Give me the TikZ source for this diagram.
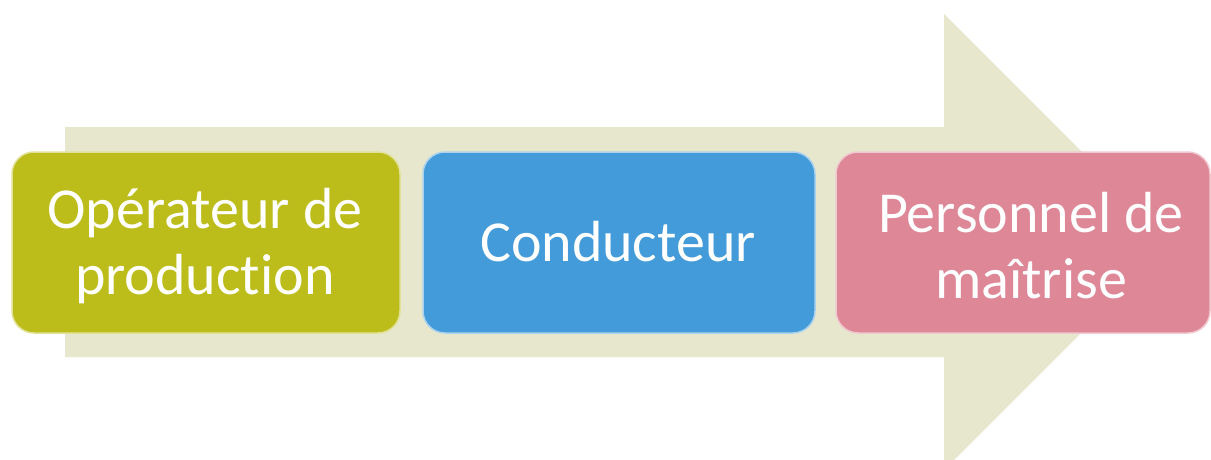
\documentclass[tikz,border=0pt]{standalone}
\usepackage{fontspec}
\setmainfont{Carlito}[Ligatures=NoCommon]
\definecolor{arrowcol}{HTML}{E6E7CD}
\definecolor{greencol}{HTML}{BCBD1B}
\definecolor{bluecol}{HTML}{439CD9}
\definecolor{pinkcol}{HTML}{DE8797}
\begin{document}
\begin{tikzpicture}[x=1pt,y=-1pt,
  card/.style={rounded corners=22pt, minimum height=181pt, inner sep=0pt,
    line width=1.5pt},
  lbl/.style={text=white, align=center, inner sep=0pt,
    font=\fontsize{58}{66}\selectfont}]
\useasboundingbox (0,0) rectangle (1211,460);
\clip (0,0) rectangle (1211,460);
\fill[white] (0,0) rectangle (1211,460);
\fill[arrowcol] (65,127) -- (944,127) -- (944,14) -- (1172,242) -- (944,470) -- (944,357) -- (65,357) -- cycle;
\node[card, fill=greencol, draw=greencol!45!white, minimum width=388pt] (op) at (206,242.5) {};
\node[card, fill=bluecol, draw=bluecol!45!white, minimum width=392pt] (co) at (619,242.5) {};
\node[card, fill=pinkcol, draw=pinkcol!45!white, minimum width=374pt] (pm) at (1023,242.5) {};
\node[lbl] (opt) at (205,246) {Opérateur de\\production};
\node[lbl] (cot) at (618,242) {Conducteur};
\node[lbl] (pmt) at (1031,246) {Personnel de\\maîtrise};
\end{tikzpicture}
\end{document}
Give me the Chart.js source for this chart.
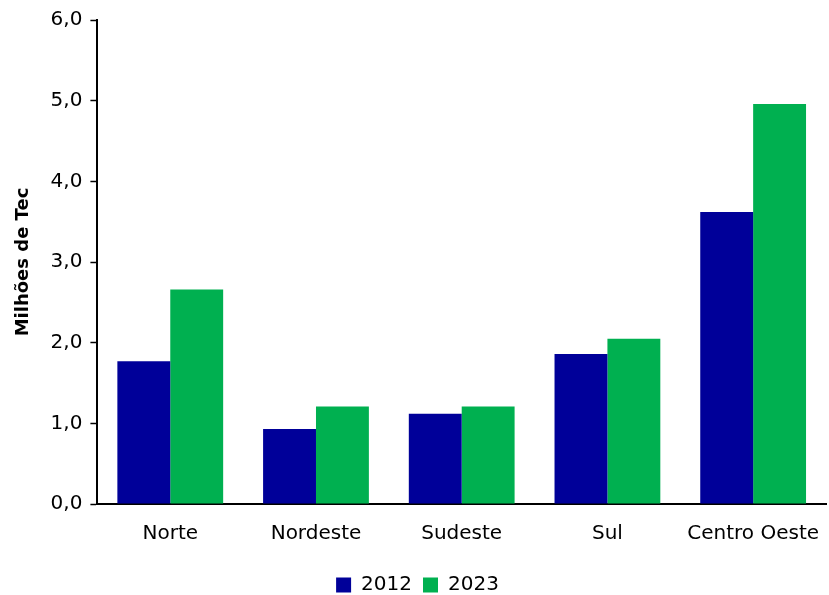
<!DOCTYPE html>
<html>
<head>
<meta charset="utf-8">
<script src="https://cdn.jsdelivr.net/npm/chart.js@4/dist/chart.umd.min.js"></script>
<style>
  html, body { margin: 0; padding: 0; background: #fff; overflow: hidden; }
  #wrap { width: 829px; height: 595px; }
</style>
</head>
<body>
<div id="wrap"><canvas id="barChart"></canvas></div>
<script>
const regions = ["Norte", "Nordeste", "Sudeste", "Sul", "Centro Oeste"];
const values2012 = [1.77, 0.93, 1.12, 1.86, 3.62];
const values2023 = [2.66, 1.21, 1.21, 2.05, 4.96];
const yTicks = [0, 1, 2, 3, 4, 5, 6];

Chart.defaults.font.family = "'DejaVu Sans', sans-serif";
Chart.defaults.color = "#000";

const ctx = document.getElementById("barChart").getContext("2d");
new Chart(ctx, {
    type: "bar",
    data: {
        labels: regions,
        datasets: [
            { label: "2012", data: values2012, backgroundColor: "#000099" },
            { label: "2023", data: values2023, backgroundColor: "#00B050" }
        ]
    },
    options: {
        responsive: true,
        maintainAspectRatio: false,
        animation: false,
        layout: { padding: { top: 9, right: 3, left: 9, bottom: 0 } },
        datasets: { bar: { barPercentage: 1, categoryPercentage: 0.726 } },
        plugins: {
            legend: {
                position: "bottom",
                maxHeight: 31,
                labels: { boxWidth: 15, boxHeight: 15, padding: 11, font: { size: 20 } }
            },
            tooltip: { enabled: false }
        },
        scales: {
            x: {
                grid: { display: false, drawTicks: false },
                border: { color: "#000", width: 2 },
                ticks: { font: { size: 20 }, padding: 18 },
                afterFit: s => { s.paddingRight = 0; }
            },
            y: {
                min: 0,
                max: 6,
                afterBuildTicks: axis => { axis.ticks = yTicks.map(v => ({ value: v })); },
                grid: { drawOnChartArea: false, color: "#000", tickLength: 7, tickWidth: 1.5 },
                border: { color: "#000", width: 2 },
                ticks: {
                    font: { size: 20 },
                    padding: 8,
                    callback: v => v.toFixed(1).replace(".", ",")
                },
                title: {
                    display: true,
                    text: "Milhões de Tec",
                    font: { size: 18, weight: "bold" },
                    padding: { bottom: 8 }
                }
            }
        }
    }
});
</script>
</body>
</html>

• _Stated exercise_:
Every entry must be written out exactly, with all pictures left out.

• _Worked answer_:
Give me the TikZ source for this diagram.
\documentclass[tikz,border=0pt]{standalone}
\usepackage{fontspec}
\setmainfont{Carlito}[Ligatures=NoCommon]
\definecolor{arrowcol}{HTML}{E6E7CD}
\definecolor{greencol}{HTML}{BCBD1B}
\definecolor{bluecol}{HTML}{439CD9}
\definecolor{pinkcol}{HTML}{DE8797}
\begin{document}
\begin{tikzpicture}[x=1pt,y=-1pt,
  card/.style={rounded corners=22pt, minimum height=181pt, inner sep=0pt,
    line width=1.5pt},
  lbl/.style={text=white, align=center, inner sep=0pt,
    font=\fontsize{58}{66}\selectfont}]
\useasboundingbox (0,0) rectangle (1211,460);
\clip (0,0) rectangle (1211,460);
\fill[white] (0,0) rectangle (1211,460);
\fill[arrowcol] (65,127) -- (944,127) -- (944,14) -- (1172,242) -- (944,470) -- (944,357) -- (65,357) -- cycle;
\node[card, fill=greencol, draw=greencol!45!white, minimum width=388pt] (op) at (206,242.5) {};
\node[card, fill=bluecol, draw=bluecol!45!white, minimum width=392pt] (co) at (619,242.5) {};
\node[card, fill=pinkcol, draw=pinkcol!45!white, minimum width=374pt] (pm) at (1023,242.5) {};
\node[lbl] (opt) at (205,246) {Opérateur de\\production};
\node[lbl] (cot) at (618,242) {Conducteur};
\node[lbl] (pmt) at (1031,246) {Personnel de\\maîtrise};
\end{tikzpicture}
\end{document}
Give me the Chart.js source for this chart.
<!DOCTYPE html>
<html>
<head>
<meta charset="utf-8">
<script src="https://cdn.jsdelivr.net/npm/chart.js@4/dist/chart.umd.min.js"></script>
<style>
  html, body { margin: 0; padding: 0; background: #fff; overflow: hidden; }
  #wrap { width: 829px; height: 595px; }
</style>
</head>
<body>
<div id="wrap"><canvas id="barChart"></canvas></div>
<script>
const regions = ["Norte", "Nordeste", "Sudeste", "Sul", "Centro Oeste"];
const values2012 = [1.77, 0.93, 1.12, 1.86, 3.62];
const values2023 = [2.66, 1.21, 1.21, 2.05, 4.96];
const yTicks = [0, 1, 2, 3, 4, 5, 6];

Chart.defaults.font.family = "'DejaVu Sans', sans-serif";
Chart.defaults.color = "#000";

const ctx = document.getElementById("barChart").getContext("2d");
new Chart(ctx, {
    type: "bar",
    data: {
        labels: regions,
        datasets: [
            { label: "2012", data: values2012, backgroundColor: "#000099" },
            { label: "2023", data: values2023, backgroundColor: "#00B050" }
        ]
    },
    options: {
        responsive: true,
        maintainAspectRatio: false,
        animation: false,
        layout: { padding: { top: 9, right: 3, left: 9, bottom: 0 } },
        datasets: { bar: { barPercentage: 1, categoryPercentage: 0.726 } },
        plugins: {
            legend: {
                position: "bottom",
                maxHeight: 31,
                labels: { boxWidth: 15, boxHeight: 15, padding: 11, font: { size: 20 } }
            },
            tooltip: { enabled: false }
        },
        scales: {
            x: {
                grid: { display: false, drawTicks: false },
                border: { color: "#000", width: 2 },
                ticks: { font: { size: 20 }, padding: 18 },
                afterFit: s => { s.paddingRight = 0; }
            },
            y: {
                min: 0,
                max: 6,
                afterBuildTicks: axis => { axis.ticks = yTicks.map(v => ({ value: v })); },
                grid: { drawOnChartArea: false, color: "#000", tickLength: 7, tickWidth: 1.5 },
                border: { color: "#000", width: 2 },
                ticks: {
                    font: { size: 20 },
                    padding: 8,
                    callback: v => v.toFixed(1).replace(".", ",")
                },
                title: {
                    display: true,
                    text: "Milhões de Tec",
                    font: { size: 18, weight: "bold" },
                    padding: { bottom: 8 }
                }
            }
        }
    }
});
</script>
</body>
</html>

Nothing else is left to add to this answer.